The careful monitoring and releasing for access of websites or virtual worlds does require time, work, and judgment. Much of this falls on IT staff and not instructional staff. IT staff members are typically given parameters for blocking and they apply the firewall to adhere to these parameters. Instructors and other personnel may request for “unblocking” of specific sites and provide justification. Ultimately, that decision is made by someone other than the classroom teacher. For the most part this practice protects the student, the teacher and the school system.
I cannot help but wonder about the learning that could take place, the guidance that could be provided as technology becomes more ubiquitous in our daily lives.
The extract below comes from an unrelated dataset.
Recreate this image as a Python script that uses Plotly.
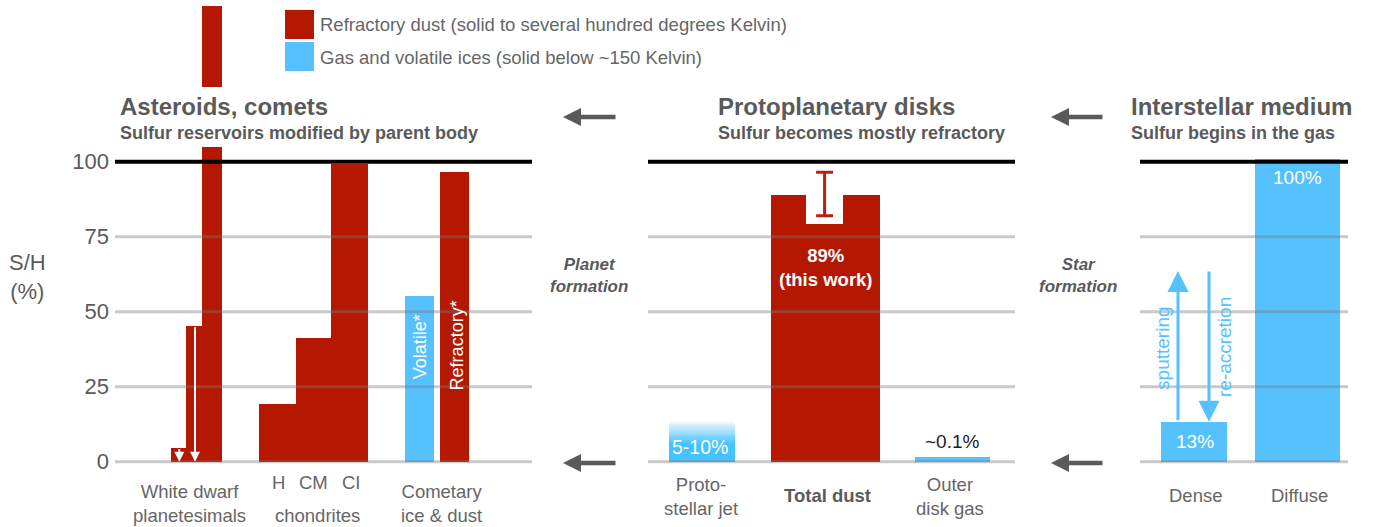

Should we be using social networking and virtual worlds in our instruction? Do the benefits outweigh the risks? Can teachers supervise effectively enough to ensure the appropriate use of these technologies? Should our instruction include what is available in the world beyond the classroom walls? Can the technology provide access to some areas for some children? Are teachers prepared to discern between what is appropriate and what is not? Can the issue be reviewed holistically? Certainly everything carries risk – getting on the highway is one of the riskiest activities we have yet we put children in school buses and send them on their way, without seat-belts. Perhaps we need to develop “seat-belts” for the ride on the Internet rather than blocking all the ramps. Ultimately we need to prepare our children for a future we do not know, that future includes access to the Internet and the ability to determine value of what is found there.